More than bragging rights on the line in annual ‘Guns and Houses’ boxing event

EVANSVILLE, IN (WFIE) - Let’s get ready to rumble! Law enforcement, fire fighters, and EMS will step in the ring this weekend for the 12th annual Guns and Hoses charity boxing event.

For three years the Guns have held the title, taking it from the Hoses back in 2016. Last year, the Guns passed the Hoses for the overall series lead for the first time since the first fight in 2008.

Now the guns lead the overall series 6-5. But the Hoses are coming out and they are looking to fight for the lead and fight for a cause.

“They just think we go out there and it’s an excuse to beat each other up, which sometimes it is, but in the long run it’s for the kids,” Paige Jones, Hoses fighter, explains.

“I love the whole organization, and I give 150 percent anytime that I’m in that ring, just because I know what this organization does,” Guns’ fighter, Daniel Hopper, says.

All the proceeds go towards 911 Gives Hope, which is an organization started in honor of Mickey Phernetton, and now donating to over 40 different charities that help disabled children and adults in the community.

“Mickey and I kind of formed a special bond and I think she just kind of felt sorry for the chubby tattooed dude, and we just kind of hit it off man," says Robert “Butterbean” Ralph, Hoses fighter. "I tell everybody all the time, I would gladly get punched in the face for Mickey Phernetton.”

“The people who come back year after year they’ve seen, you know, how it’s affected the community and the kids and it really makes it all worth it,” Hoses fighter Paige Jones explains.

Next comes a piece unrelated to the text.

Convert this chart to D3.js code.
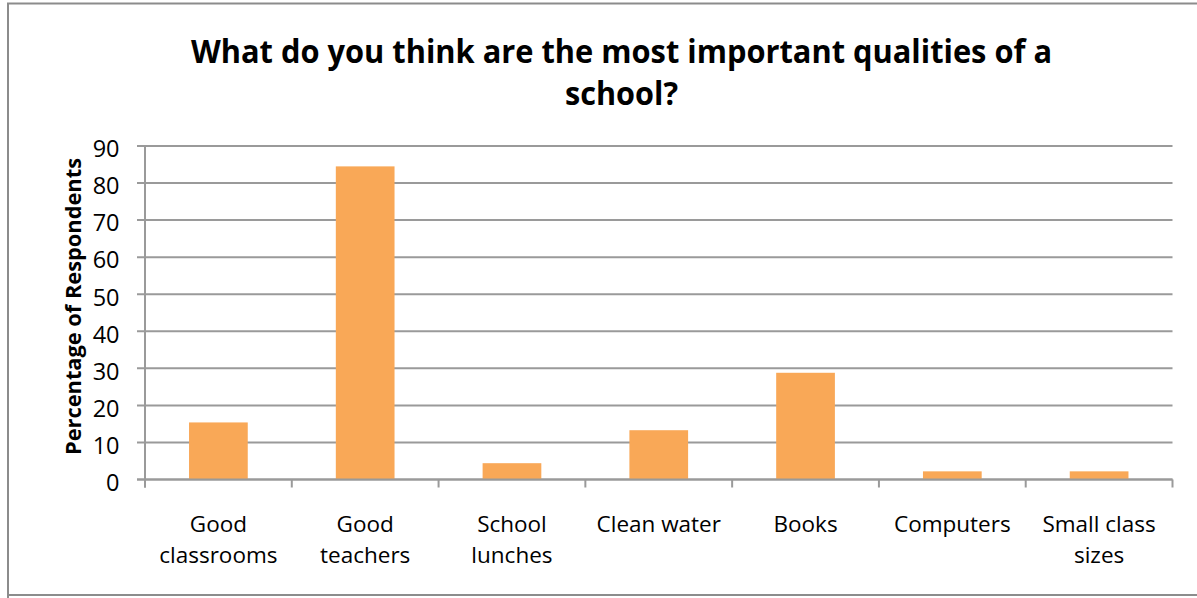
<!DOCTYPE html>
<html><head><meta charset="utf-8">
<script src="https://cdn.jsdelivr.net/npm/d3@7"></script>
<style>body{margin:0;background:#fff;} svg{display:block;}</style>
</head><body>
<svg id="chart" width="1197" height="598"></svg>
<script>
const categories = [["Good","classrooms"],["Good","teachers"],["School","lunches"],["Clean water"],["Books"],["Computers"],["Small class","sizes"]];
const values = [15.4, 84.5, 4.4, 13.3, 28.8, 2.2, 2.2];
const yTicks = [0,10,20,30,40,50,60,70,80,90];
const titleLines = ["What do you think are the most important qualities of a","school?"];
const yLabel = "Percentage of Respondents";

(function(){
const svg = d3.select("#chart");
const W = 1197, H = 598;
const pLeft = 145, pRight = 1172.5, pTop = 146, pBottom = 479.5;
const font = "'Open Sans', sans-serif";

// frame
svg.append("path").attr("d", `M8,${H+5} L8,3.5 L${W+5},3.5`).attr("fill","none").attr("stroke","#8c8c8c").attr("stroke-width",2);
svg.append("path").attr("d", `M8,595 L${W+5},595`).attr("fill","none").attr("stroke","#8c8c8c").attr("stroke-width",2);

const x = d3.scaleBand().domain(d3.range(categories.length)).range([pLeft, pRight]).padding(0);
const y = d3.scaleLinear().domain([0, 90]).range([pBottom, pTop]);

// gridlines
svg.append("g").selectAll("line").data(yTicks).join("line")
  .attr("x1", pLeft - 8).attr("x2", pRight)
  .attr("y1", d => y(d)).attr("y2", d => y(d))
  .attr("stroke", "#9a9a9a").attr("stroke-width", 2);

// bars
const bw = x.bandwidth() * 0.4;
svg.append("g").selectAll("rect").data(values).join("rect")
  .attr("x", (d,i) => x(i) + x.bandwidth()/2 - bw/2)
  .attr("y", d => y(d))
  .attr("width", bw)
  .attr("height", d => y(0) - y(d))
  .attr("fill", "#f9a857");

// y axis line
svg.append("line").attr("x1", pLeft).attr("x2", pLeft).attr("y1", pTop).attr("y2", pBottom + 8)
  .attr("stroke", "#9a9a9a").attr("stroke-width", 2);
// x axis line
svg.append("line").attr("x1", pLeft - 8).attr("x2", pRight).attr("y1", pBottom).attr("y2", pBottom)
  .attr("stroke", "#9a9a9a").attr("stroke-width", 2);
// x ticks at band boundaries
const bounds = d3.range(categories.length).map(i => x(i)).concat([pRight]);
svg.append("g").selectAll("line").data(bounds).join("line")
  .attr("x1", d => d).attr("x2", d => d).attr("y1", pBottom).attr("y2", pBottom + 8)
  .attr("stroke", "#9a9a9a").attr("stroke-width", 2);

// y tick labels
svg.append("g").selectAll("text").data(yTicks).join("text")
  .attr("x", 119.5).attr("y", d => y(d) + 11.3)
  .attr("text-anchor", "end").attr("font-family", font).attr("font-size", 23.5).attr("fill", "#000")
  .text(d => d);

// category labels
const cl = svg.append("g").selectAll("text").data(categories).join("text")
  .attr("text-anchor", "middle").attr("font-family", font).attr("font-size", 22.5).attr("fill", "#000");
cl.each(function(d, i) {
  const t = d3.select(this);
  d.forEach((line, j) => {
    t.append("tspan").attr("x", x(i) + x.bandwidth()/2).attr("y", 531.5 + j*31.5).text(line);
  });
});

// y axis title
svg.append("text").attr("transform", `translate(80.5,306.5) rotate(-90)`)
  .attr("text-anchor", "middle").attr("font-family", font).attr("font-size", 22).attr("font-weight", "bold")
  .attr("textLength", 297).attr("lengthAdjust", "spacingAndGlyphs")
  .text(yLabel);

// title
const tLen = [861, 113];
svg.append("g").selectAll("text").data(titleLines).join("text")
  .attr("x", 621.5).attr("y", (d,i) => 62.7 + i*42.5)
  .attr("text-anchor", "middle").attr("font-family", font).attr("font-size", 33).attr("font-weight", "bold")
  .attr("textLength", (d,i) => tLen[i]).attr("lengthAdjust", "spacingAndGlyphs")
  .text(d => d);
})();
</script>
</body></html>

Through the first 11 years, 911 Gives Hope has raised over $1.3 million for local children’s charities. Now in Year 12 the fight continues, the fight to make a difference.

If you want to go to the event you can still get your tickets. Officials say they hope to hit the 10,000 mark this year and sell out the Ford Center.

Floor seats are $30 and reserved seats in the lower bowl range from $20-$25, while general admission in the Upper Bowl is $15.